• **EXERCISE**: Your copy of the material below should match it exactly, except that it holds no pictures.

• **DATA SEGMENT**:
....................
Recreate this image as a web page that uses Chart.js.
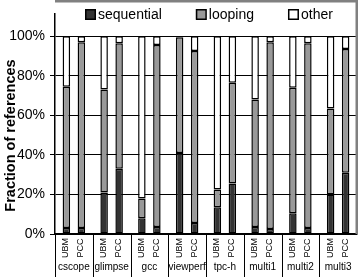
<!DOCTYPE html>
<html>
<head>
<meta charset="utf-8">
<script src="https://cdn.jsdelivr.net/npm/chart.js@4/dist/chart.umd.min.js"></script>
<style>
html,body{margin:0;padding:0;background:#fff;}
#wrap{width:358px;height:277px;position:relative;}
canvas{display:block;}
</style>
</head>
<body>
<div id="wrap"><canvas id="c" width="358" height="277"></canvas></div>
<script>
const groups = ['cscope','glimpse','gcc','viewperf','tpc-h','multi1','multi2','multi3'];
const policies = ['UBM','PCC'];
const seriesNames = ['sequential','looping','other'];
const ubmSequential = [3, 21, 8, 41, 13.5, 3.5, 10.5, 20];
const ubmLooping    = [71.5, 52, 10, 58.5, 9, 64.5, 63.5, 43.5];
const ubmOther      = [25.5, 27, 82, 0.5, 77.5, 32, 26, 36.5];
const pccSequential = [3, 33, 3.5, 5.5, 25.5, 2.5, 3, 31];
const pccLooping    = [94, 63.5, 92, 87, 51, 94.5, 93.5, 62.5];
const pccOther      = [3, 3.5, 4.5, 7.5, 23.5, 3, 3.5, 6.5];
const yTickValues = [0, 20, 40, 60, 80, 100];
const yTitle = 'Fraction of references';

const colors = ['#333333', '#999999', '#ffffff'];
const FONT = '"Liberation Sans", Arial, Helvetica, sans-serif';

function ds(label, data, colorIdx, stack, showInLegend) {
  return {
    label: label, data: data, stack: stack,
    backgroundColor: colors[colorIdx], borderColor: '#000', borderWidth: 1.5,
    borderSkipped: false, categoryPercentage: 0.795, barPercentage: 0.5,
    legendItem: showInLegend
  };
}

const datasets = [
  ds(seriesNames[0], ubmSequential, 0, policies[0], true),
  ds(seriesNames[1], ubmLooping, 1, policies[0], true),
  ds(seriesNames[2], ubmOther, 2, policies[0], true),
  ds(seriesNames[0], pccSequential, 0, policies[1], false),
  ds(seriesNames[1], pccLooping, 1, policies[1], false),
  ds(seriesNames[2], pccOther, 2, policies[1], false)
];

const decor = {
  id: 'decor',
  afterDraw(chart) {
    const ctx = chart.ctx, a = chart.chartArea, xs = chart.scales.x;
    const W = chart.width, H = chart.height;
    const gw = (a.right - a.left) / groups.length;
    ctx.save();
    // gray frame
    ctx.fillStyle = '#808080';
    ctx.fillRect(a.left, 0, W - a.left, 2.5);
    ctx.fillRect(W - 2.5, 0, 2.5, a.bottom);
    // separators
    ctx.strokeStyle = '#000'; ctx.lineWidth = 1;
    for (let k = 0; k < groups.length; k++) {
      const xk = Math.round(a.left + k * gw) + 0.5;
      ctx.beginPath(); ctx.moveTo(xk, a.bottom); ctx.lineTo(xk, H); ctx.stroke();
    }
    // policy labels (rotated)
    ctx.fillStyle = '#000';
    ctx.font = '9px ' + FONT;
    ctx.textAlign = 'center'; ctx.textBaseline = 'middle';
    [0, 3].forEach((di, pi) => {
      const meta = chart.getDatasetMeta(di);
      meta.data.forEach(bar => {
        ctx.save();
        ctx.translate(bar.x - 0.5, a.bottom + 14);
        ctx.rotate(-Math.PI / 2);
        ctx.fillText(policies[pi], 0, 0);
        ctx.restore();
      });
    });
    // group labels
    ctx.font = '10px ' + FONT;
    groups.forEach((g, i) => {
      ctx.fillText(g, xs.getPixelForValue(i), a.bottom + 33);
    });
    // legend
    ctx.font = '14px ' + FONT;
    ctx.textAlign = 'left'; ctx.textBaseline = 'alphabetic';
    let lx = 85;
    chart.data.datasets.filter(d => d.legendItem).forEach(d => {
      ctx.fillStyle = d.backgroundColor;
      ctx.fillRect(lx, 9, 10, 10);
      ctx.strokeStyle = '#000'; ctx.lineWidth = 1.5;
      ctx.strokeRect(lx + 0.75, 9.75, 9.5, 9.5);
      ctx.fillStyle = '#000';
      ctx.fillText(d.label, lx + 13, 19);
      lx += 13 + ctx.measureText(d.label).width + 34;
    });
    // y title
    ctx.save();
    ctx.translate(11, 135.5);
    ctx.rotate(-Math.PI / 2);
    ctx.font = 'bold 14.5px ' + FONT;
    ctx.textAlign = 'center'; ctx.textBaseline = 'middle';
    ctx.fillText(yTitle, 0, 0);
    ctx.restore();
    ctx.restore();
  }
};

new Chart(document.getElementById('c'), {
  type: 'bar',
  data: { labels: groups, datasets: datasets },
  options: {
    responsive: false, animation: false, devicePixelRatio: 1,
    layout: { padding: { top: 2, right: 1, left: 0, bottom: 0 } },
    plugins: { legend: { display: false }, tooltip: { enabled: false } },
    scales: {
      x: {
        stacked: true,
        grid: { display: false },
        border: { display: true, color: '#000', width: 1.5 },
        ticks: { display: false },
        afterFit: s => { s.height = 43; }
      },
      y: {
        stacked: true, min: 0, max: 111.54,
        afterFit: s => { s.width = 55; },
        afterBuildTicks: s => { s.ticks = yTickValues.map(v => ({ value: v })); },
        ticks: {
          includeBounds: false, padding: 5, color: '#000',
          font: { family: FONT, size: 14 },
          callback: v => v + '%'
        },
        grid: { color: '#000', lineWidth: 1, tickLength: 5, drawTicks: true },
        border: { display: true, color: '#000', width: 1.5 }
      }
    }
  },
  plugins: [decor]
});
</script>
</body>
</html>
....................
• **SOLUTION BELOW**:
Recreate this image as a web page that uses Chart.js.
<!DOCTYPE html>
<html>
<head>
<meta charset="utf-8">
<script src="https://cdn.jsdelivr.net/npm/chart.js@4/dist/chart.umd.min.js"></script>
<style>
html,body{margin:0;padding:0;background:#fff;}
#wrap{width:358px;height:277px;position:relative;}
canvas{display:block;}
</style>
</head>
<body>
<div id="wrap"><canvas id="c" width="358" height="277"></canvas></div>
<script>
const groups = ['cscope','glimpse','gcc','viewperf','tpc-h','multi1','multi2','multi3'];
const policies = ['UBM','PCC'];
const seriesNames = ['sequential','looping','other'];
const ubmSequential = [3, 21, 8, 41, 13.5, 3.5, 10.5, 20];
const ubmLooping    = [71.5, 52, 10, 58.5, 9, 64.5, 63.5, 43.5];
const ubmOther      = [25.5, 27, 82, 0.5, 77.5, 32, 26, 36.5];
const pccSequential = [3, 33, 3.5, 5.5, 25.5, 2.5, 3, 31];
const pccLooping    = [94, 63.5, 92, 87, 51, 94.5, 93.5, 62.5];
const pccOther      = [3, 3.5, 4.5, 7.5, 23.5, 3, 3.5, 6.5];
const yTickValues = [0, 20, 40, 60, 80, 100];
const yTitle = 'Fraction of references';

const colors = ['#333333', '#999999', '#ffffff'];
const FONT = '"Liberation Sans", Arial, Helvetica, sans-serif';

function ds(label, data, colorIdx, stack, showInLegend) {
  return {
    label: label, data: data, stack: stack,
    backgroundColor: colors[colorIdx], borderColor: '#000', borderWidth: 1.5,
    borderSkipped: false, categoryPercentage: 0.795, barPercentage: 0.5,
    legendItem: showInLegend
  };
}

const datasets = [
  ds(seriesNames[0], ubmSequential, 0, policies[0], true),
  ds(seriesNames[1], ubmLooping, 1, policies[0], true),
  ds(seriesNames[2], ubmOther, 2, policies[0], true),
  ds(seriesNames[0], pccSequential, 0, policies[1], false),
  ds(seriesNames[1], pccLooping, 1, policies[1], false),
  ds(seriesNames[2], pccOther, 2, policies[1], false)
];

const decor = {
  id: 'decor',
  afterDraw(chart) {
    const ctx = chart.ctx, a = chart.chartArea, xs = chart.scales.x;
    const W = chart.width, H = chart.height;
    const gw = (a.right - a.left) / groups.length;
    ctx.save();
    // gray frame
    ctx.fillStyle = '#808080';
    ctx.fillRect(a.left, 0, W - a.left, 2.5);
    ctx.fillRect(W - 2.5, 0, 2.5, a.bottom);
    // separators
    ctx.strokeStyle = '#000'; ctx.lineWidth = 1;
    for (let k = 0; k < groups.length; k++) {
      const xk = Math.round(a.left + k * gw) + 0.5;
      ctx.beginPath(); ctx.moveTo(xk, a.bottom); ctx.lineTo(xk, H); ctx.stroke();
    }
    // policy labels (rotated)
    ctx.fillStyle = '#000';
    ctx.font = '9px ' + FONT;
    ctx.textAlign = 'center'; ctx.textBaseline = 'middle';
    [0, 3].forEach((di, pi) => {
      const meta = chart.getDatasetMeta(di);
      meta.data.forEach(bar => {
        ctx.save();
        ctx.translate(bar.x - 0.5, a.bottom + 14);
        ctx.rotate(-Math.PI / 2);
        ctx.fillText(policies[pi], 0, 0);
        ctx.restore();
      });
    });
    // group labels
    ctx.font = '10px ' + FONT;
    groups.forEach((g, i) => {
      ctx.fillText(g, xs.getPixelForValue(i), a.bottom + 33);
    });
    // legend
    ctx.font = '14px ' + FONT;
    ctx.textAlign = 'left'; ctx.textBaseline = 'alphabetic';
    let lx = 85;
    chart.data.datasets.filter(d => d.legendItem).forEach(d => {
      ctx.fillStyle = d.backgroundColor;
      ctx.fillRect(lx, 9, 10, 10);
      ctx.strokeStyle = '#000'; ctx.lineWidth = 1.5;
      ctx.strokeRect(lx + 0.75, 9.75, 9.5, 9.5);
      ctx.fillStyle = '#000';
      ctx.fillText(d.label, lx + 13, 19);
      lx += 13 + ctx.measureText(d.label).width + 34;
    });
    // y title
    ctx.save();
    ctx.translate(11, 135.5);
    ctx.rotate(-Math.PI / 2);
    ctx.font = 'bold 14.5px ' + FONT;
    ctx.textAlign = 'center'; ctx.textBaseline = 'middle';
    ctx.fillText(yTitle, 0, 0);
    ctx.restore();
    ctx.restore();
  }
};

new Chart(document.getElementById('c'), {
  type: 'bar',
  data: { labels: groups, datasets: datasets },
  options: {
    responsive: false, animation: false, devicePixelRatio: 1,
    layout: { padding: { top: 2, right: 1, left: 0, bottom: 0 } },
    plugins: { legend: { display: false }, tooltip: { enabled: false } },
    scales: {
      x: {
        stacked: true,
        grid: { display: false },
        border: { display: true, color: '#000', width: 1.5 },
        ticks: { display: false },
        afterFit: s => { s.height = 43; }
      },
      y: {
        stacked: true, min: 0, max: 111.54,
        afterFit: s => { s.width = 55; },
        afterBuildTicks: s => { s.ticks = yTickValues.map(v => ({ value: v })); },
        ticks: {
          includeBounds: false, padding: 5, color: '#000',
          font: { family: FONT, size: 14 },
          callback: v => v + '%'
        },
        grid: { color: '#000', lineWidth: 1, tickLength: 5, drawTicks: true },
        border: { display: true, color: '#000', width: 1.5 }
      }
    }
  },
  plugins: [decor]
});
</script>
</body>
</html>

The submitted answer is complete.